牛汁×八重山そばの最強コラボレーション
石垣島のソウルフード『牛そば』とは、牛肉や牛モツを野菜と長時間煮込んだ「牛汁」に小麦粉で作る細いストレート麺の「八重山そば」2つの郷土料理を合わせた島人(シマンチュ)がこよなく愛する一品です。
石垣島の食堂では、定番の人気メニューとしてランチタイムには多くの島人のお腹を満たし、観光客の方々にも石垣島グルメの1つとして浸透してきました。
『牛そば』の知名度が上がってきましたが、まだ、「牛そばって何?」から始まり、「牛汁って初めて聞いたけどどんな料理?」や「八重山そばって沖縄そばと違うの?」と知らないことも多くあると思います。
『牛そば』の魅力・美味しさをもっと多くの方々に知っていただきたいとの思いを込めまず今回は、『牛そば』についての歴史を発信します。
今後、ブログにて石垣島の牛そばのお店の情報や他にも石垣島のグルメ情報をブログやインスタグラムなどのSNSを通してお伝えします。
感謝とお祝いの気持ちを込めた『牛汁』
戦前、沖縄本島地域では、日常的に豚肉料理が食卓に並び「豚の鳴き声以外は、すべて食べる」という言葉があるほど、豚の頭から足先、内臓・血まで料理し家庭の食卓に並んでいました。
一方で、牛は主に農耕用としての役割を担っており、食用としての流通が少なく人々が口にする機会はめったにありませんでした。
しかし、石垣島を中心とした八重山地域では、農耕用としての役割を終え、老いて引退した牛に対し、魂まで感謝するとの意味を込め牛を解体し野菜類と煮込み『牛汁』として食べる文化がありました。
お正月には『年越しそば』ならぬ『年越し牛汁』として新たな年の訪れを祝う習慣もあるほどで、八重山地域では、沖縄本島地域に比べ古くから牛食文化が深く根付いていました。
現在でも『牛汁』は、祝い事の一品として、家の棟上げ・新築祝いや地域のお祭り・イベントの際にふるまわれています。
また、食堂のランチメニューとしてお手頃価格でメニューに並んでいます。
細麺とほんのり甘いスープで食が進む島民食の『八重山そば』
島民食ともいえるほどに島人が愛する『八重山そば』。
小麦粉を使用した中国の『支那そば』が、明治後期から大正時代にかけて、沖縄本島地域に伝わり改良を加え確立された『沖縄そば』がルーツです。
『沖縄そば』が、石垣島を中心とした八重山地域へ伝わる中でアレンジが加えられ『八重山そば』の形が出来上がりました。
沖縄そばと八重山そばの大きな違いは、麺の形です。
沖縄そばの麺は平たい縮れ麺で、きし麺に近い形をしています。
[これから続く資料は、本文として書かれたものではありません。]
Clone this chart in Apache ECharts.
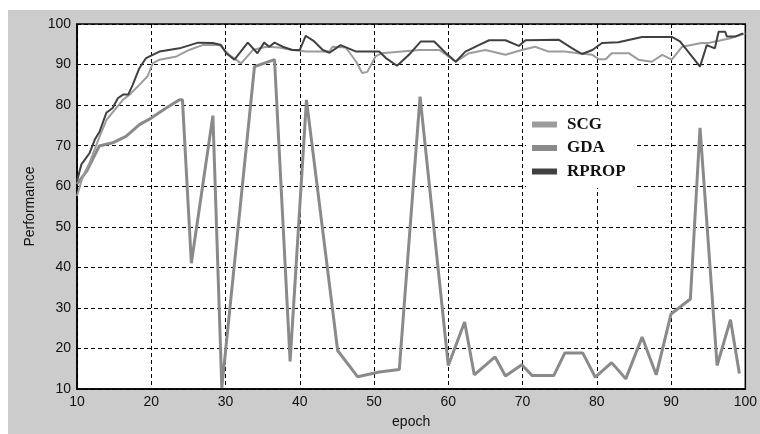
<!DOCTYPE html>
<head>
    <meta charset="utf-8">
    <title>Performance vs epoch</title>
    <style>
        body { margin: 0; background: #fff; }
        #frame { position: absolute; left: 8px; top: 10px; width: 752px; height: 424px; background: #cccccc; }
        #main { position: absolute; left: 0; top: 0; width: 760px; height: 434px; }
    </style>
</head>
<body>
    <div id="frame"></div>
    <div id="main"></div>
    <script src="https://cdn.jsdelivr.net/npm/echarts@6/dist/echarts.min.js"></script>
    <script type="text/javascript">
        // values (epoch, performance)
        var scgEpoch = [10, 10.8, 11.7, 13.05, 14, 15.1, 16.2, 17.1, 18.4, 19.5, 20.2, 21.1, 23.4, 25.1, 26.9, 29.2, 30.5, 32.1, 33.7, 35.5, 37.2, 39, 40.8, 44, 44.4, 46.2, 47.6, 48.4, 49.1, 50.2, 51, 56.1, 58.8, 61, 62.8, 65, 67.7, 69.9, 71.7, 73.5, 75.7, 77.5, 79.4, 80.3, 81.2, 82, 84.3, 85.6, 87.4, 88.8, 90.1, 91.5, 94.1, 95, 98, 100];
        var scgPerf = [57.6, 62.5, 65.8, 72.3, 76.4, 78.9, 81.3, 82.6, 85, 87.1, 90.3, 91.2, 92, 93.6, 94.8, 94.8, 92.4, 90.3, 93.6, 94.4, 94.2, 93.6, 93.2, 93.2, 94.4, 94.2, 90.7, 87.9, 88.2, 92, 92.8, 93.6, 93.6, 90.7, 92.8, 93.6, 92.4, 93.6, 94.4, 93.2, 93.2, 92.8, 92.4, 91.3, 91.3, 92.8, 92.8, 91.2, 90.7, 92.4, 91.2, 94.4, 95.3, 95.3, 96.5, 97.7];

        var gdaEpoch = [10, 11.3, 13, 14.8, 16.6, 18.4, 20, 22, 23.8, 24.2, 25.4, 28.3, 29.5, 33.9, 36.6, 38.7, 40.9, 45.1, 47.8, 50.7, 53.4, 56.2, 60, 62.2, 63.5, 66.3, 67.7, 69.9, 71.3, 74.2, 75.7, 78.1, 79.8, 82, 83.9, 86.1, 88, 90, 92.6, 93.9, 96.2, 98, 99.2];
        var gdaPerf = [60.5, 63.7, 69.9, 70.7, 72.3, 75.2, 76.8, 79.3, 81.3, 81.3, 41, 77.4, 10.3, 89.5, 91.2, 16.8, 81.3, 19.5, 13, 14.2, 14.8, 82.1, 15.8, 26.5, 13.5, 17.9, 13.2, 16, 13.3, 13.3, 18.9, 18.9, 12.9, 16.5, 12.5, 22.8, 13.5, 28.5, 32.2, 74.4, 15.8, 27.1, 13.8];

        var rpropEpoch = [10, 10.6, 11.7, 12.4, 13.05, 13.95, 14.8, 15.5, 16.2, 16.9, 17.5, 18.4, 19.3, 21.1, 23.8, 26.3, 28.3, 29.4, 30.1, 31.2, 33, 34.3, 35.2, 35.9, 36.6, 37.7, 39, 40, 40.8, 41.95, 43.1, 44, 45.5, 47.6, 50.7, 51.6, 53.1, 54.7, 56.3, 58.1, 59.7, 61, 62.3, 64.1, 65.5, 67.7, 69.5, 70.4, 74.9, 76.7, 78, 79.4, 80.7, 82.9, 86.1, 90.1, 91.2, 93.9, 94.6, 94.8, 95.9, 96.4, 97.3, 97.5, 98.6, 99.7];
        var rpropPerf = [61.3, 65.4, 68.2, 71.5, 73.5, 78.1, 79.3, 81.7, 82.6, 82.6, 85, 89.1, 91.6, 93.2, 94, 95.4, 95.3, 94.8, 92.8, 91.2, 95.4, 92.8, 95.4, 94.4, 95.4, 94.4, 93.6, 93.6, 97.1, 95.7, 93.6, 92.9, 94.8, 93.2, 93.2, 91.6, 89.7, 92.4, 95.7, 95.7, 92.8, 90.7, 93.2, 94.8, 96, 96, 94.6, 96, 96.1, 94, 92.6, 93.6, 95.3, 95.5, 96.8, 96.8, 95.7, 89.5, 93.6, 94.8, 94, 98.1, 98.1, 96.9, 96.9, 97.7];

        function pairs(xs, ys) {
            return xs.map(function (x, i) { return [x, ys[i]]; });
        }

        var myChart = echarts.init(document.getElementById('main'));

        var gridLine = { show: true, lineStyle: { color: '#000', width: 1, type: [4, 3] } };
        var labelStyle = { fontFamily: 'Liberation Sans', fontSize: 14, color: '#111' };

        var option = {
            animation: false,
            backgroundColor: 'transparent',
            grid: {
                left: 77, right: 13, top: 24, bottom: 44,
                show: true, backgroundColor: '#fff', borderColor: '#000', borderWidth: 1.5
            },
            legend: {
                orient: 'vertical',
                left: 526, top: 108,
                padding: [8, 10, 8, 6],
                backgroundColor: '#fff',
                itemWidth: 25, itemHeight: 6, itemGap: 6.5,
                icon: 'rect',
                textStyle: {
                    fontFamily: 'Liberation Serif', fontWeight: 'bold', fontSize: 17,
                    color: '#111', lineHeight: 17, padding: [0, 0, 0, 5]
                },
                data: ['SCG', 'GDA', 'RPROP']
            },
            xAxis: {
                type: 'value', min: 10, max: 100, interval: 10,
                name: 'epoch', nameLocation: 'middle', nameGap: 26,
                nameTextStyle: labelStyle,
                axisLine: { lineStyle: { color: '#000', width: 1.5 } },
                axisTick: { show: false },
                axisLabel: Object.assign({ margin: 6 }, labelStyle),
                splitLine: gridLine
            },
            yAxis: {
                type: 'value', min: 10, max: 100, interval: 10,
                name: 'Performance', nameLocation: 'middle', nameGap: 40,
                nameTextStyle: labelStyle,
                axisLine: { show: true, lineStyle: { color: '#000', width: 1.5 } },
                axisTick: { show: false },
                axisLabel: Object.assign({ margin: 6 }, labelStyle),
                splitLine: gridLine
            },
            series: [
                {
                    name: 'GDA', type: 'line', symbol: 'none',
                    itemStyle: { color: '#8a8a8a' },
                    lineStyle: { color: '#8a8a8a', width: 3 },
                    data: pairs(gdaEpoch, gdaPerf), z: 2
                },
                {
                    name: 'SCG', type: 'line', symbol: 'none',
                    itemStyle: { color: '#9c9c9c' },
                    lineStyle: { color: '#9c9c9c', width: 2 },
                    data: pairs(scgEpoch, scgPerf), z: 3
                },
                {
                    name: 'RPROP', type: 'line', symbol: 'none',
                    itemStyle: { color: '#404040' },
                    lineStyle: { color: '#404040', width: 2 },
                    data: pairs(rpropEpoch, rpropPerf), z: 4
                }
            ]
        };

        myChart.setOption(option);
    </script>
</body>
それに対し八重山そばの麺は、細く丸みがあり縮れのないストレート麺です。
また、スープのダシは、カツオと豚骨を使用しているものの沖縄そばは、濃い目のスープになっているのに対し、八重山そばは、薄めでほんのり甘みのあるスープとなっています。
あっさりとした味の八重山そばに香辛料「ピパーツ」(ヒハツモドキの未熟な実を乾燥し炒って粉にしたもの)を合わせると辛味がプラスされ食欲を刺激します。
島の食堂には必ず並ぶ『八重山そば』は、島人だけでなく観光客の方々にも人気がある石垣島を代表する一品です。
お店の個性がたっぷり詰まった『牛そば』
長時間煮込み柔らかくなった牛肉・野菜の入った「牛汁」とスープの味が絡みやすい「八重山そば」を合わせた『牛そば』。
器から溢れんばかりにボリューム満点かつリーズナブルな価格なので、島の食堂では、ランチタイムの人気メニューです。
数多くの食堂で『牛そば』を提供していますが、それぞれの食堂で個性の出る一品を作りだしています。
牛肉の部位や仕込み方、トッピングされている具材・スープの味わいなど。。。同じ味の牛そばはありません。
多くの食堂で牛そばを味わっていただきお好みの味を見つけてみてはいかがでしょうか。